I am deeply disappointed that Mr. Miller writes me you are not to be at Riverside for Easter. He wrote ‘Can you not back up my invitation in a way that will induce them (Grierson and Tonner) to accept?’ That service, as you know, is very wonderful. You would be Mr. Miller’s personal guests, would drive up the mountain at Sunrise in their car and would have the day there.
My Dear Friend, I have hesitated to send this letter, because sends you such letters. But I seem to have no other choice.
Because, of course, the situation haunts me. I already sent one of the circulars about Mr. Grierson to two Los Angeles friends, and to Mrs. Edward MacDowell, whom I hoped would arrange a benefit dinner for Mr. Grierson. And they may do so, I still hope. And now I am sending you a copy of this letter, the original of which goes to you, to the Author’s League, who may be able to do something. And I am sending him something small directly, as I thought to do, and hesitated to do, until this letter came.
But what I am thinking boldly is this: Whether whatever else I am able to collect might be sent to you in return for a corner in the hotel, for Mr. Grierson and Mr. Waldemar Tonner, who acts as a kind of good-angel-without-money to him, and has for years been with him.
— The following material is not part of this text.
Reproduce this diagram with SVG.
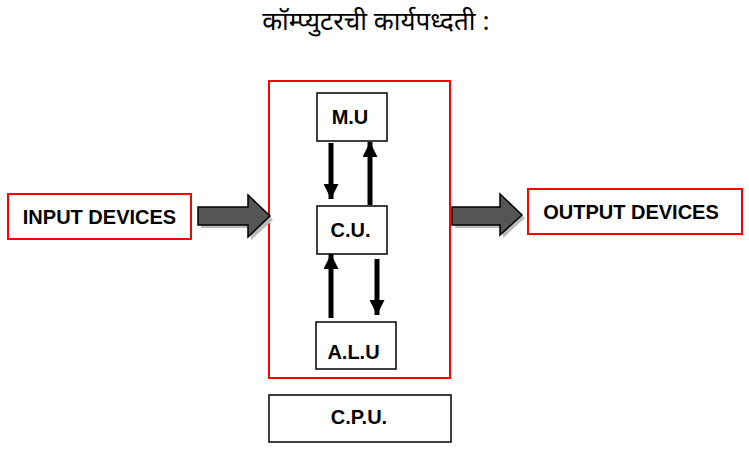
<svg xmlns="http://www.w3.org/2000/svg" width="749" height="450" viewBox="0 0 749 450">
<style>
.lbl{font-family:"Liberation Sans",Arial,sans-serif;font-weight:bold;font-size:20px;fill:#000;text-anchor:middle}
.box{fill:#fff;stroke:#000;stroke-width:1.5}
.red{fill:#fff;stroke:#f00;stroke-width:2}
.big{fill:#555;stroke:#000;stroke-width:1.5;stroke-linejoin:miter}
.sh{fill:#bbb}
</style>
<defs>
<marker id="ah" viewBox="0 0 10 10" refX="10" refY="5" markerWidth="3.2" markerHeight="3" orient="auto" markerUnits="strokeWidth">
<path d="M0,0 L10,5 L0,10 Z" fill="#000"/>
</marker>
</defs>
<rect width="749" height="450" fill="#fff"/>
<text x="376" y="30" style="font-family:'Noto Sans Devanagari','Noto Sans','Lohit Devanagari',Mangal,sans-serif;font-size:26px;fill:#000" text-anchor="middle">कॉम्प्युटरची कार्यपध्दती :</text>
<g id="cpu-frame"><rect class="red" x="269" y="81" width="181" height="297"/></g>
<g id="input"><rect class="red" x="8" y="194" width="183" height="45"/><text class="lbl" x="99.5" y="224">INPUT DEVICES</text></g>
<g id="output"><rect class="red" x="528" y="189" width="214" height="45"/><text class="lbl" x="631" y="219">OUTPUT DEVICES</text></g>
<g id="mu"><rect class="box" x="317" y="93" width="70" height="48"/><text class="lbl" x="350" y="124">M.U</text></g>
<g id="cu"><rect class="box" x="317" y="206" width="70" height="48"/><text class="lbl" x="350.5" y="237">C.U.</text></g>
<g id="alu"><rect class="box" x="316" y="322" width="80" height="47"/><text class="lbl" x="353.5" y="359">A.L.U</text></g>
<g id="cpu"><rect class="box" x="269" y="395" width="182" height="47"/><text class="lbl" x="359" y="424">C.P.U.</text></g>
<g id="connectors">
<path class="sh" d="M201,210 H251 V198 L273,220 L251,240 V228 H201 Z"/>
<path class="big" d="M198,207 H248 V195 L270,216 L248,237 V225 H198 Z"/>
<path class="sh" d="M455,210 H503 V197 L525,218 L503,238 V228 H455 Z"/>
<path class="big" d="M452,207 H500 V194 L522,215 L500,235 V225 H452 Z"/>
<line x1="331" y1="143" x2="331" y2="199" stroke="#000" stroke-width="5" marker-end="url(#ah)"/>
<line x1="370" y1="205" x2="370" y2="142" stroke="#000" stroke-width="5" marker-end="url(#ah)"/>
<line x1="331" y1="318" x2="331" y2="254" stroke="#000" stroke-width="5" marker-end="url(#ah)"/>
<line x1="377" y1="259" x2="377" y2="315" stroke="#000" stroke-width="5" marker-end="url(#ah)"/>
</g>
</svg>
One room and the food—but most of all the Inn to roam in, and the piano to give what he has to give to whomever knows and loves—well of course this is like asking for heaven, until I know what I can get together. But will you take the chance? Let me send you all that I can assemble, and gamble with me on the outcome?
She continued in the letter telling more of Grierson’s exploits and his writing ability as well as informing him of the check to take care of his most immediate needs.
The dinner and concert was arranged for May 29th, shortly after her letter went out. Thirty people were invited for a recital from the great and mystical Francis Grierson. He spent the evening playing his piano and talking to his guests about his experiences in Europe. What happened next is best described in a letter from Tonner to Gale.
He turned to the instrument and announced that next and last piece of the evening would be and Oriental improvisation, Egyptian in character.
The piece was long, and when it seemed to be finished he sat perfectly still as if resting after the ordeal of this tremendous composition. He often did that, but it lasted too long and I went up to him—he was gone!
His head was only slightly bent forward, as usual in playing, and his hands rested on the keys of the last chord he had touched.
There had not been the slightest warning. He had seemed to be in usual health (he always had some indigestion), he had eaten well to gain strength for the evening, and he had been smiling and laughing with the company even a few moments before he passed away.
Zona Gale, upon hearing of Grierson’s passing, wrote Tonner and confessed that she thought daily how she had a hand in his death in urging the concert to happen. Gale and Miller will continue a friendship until his death in 1935. In 1938, Gale will publish Frank Miller of Mission Inn and will pass late that same year.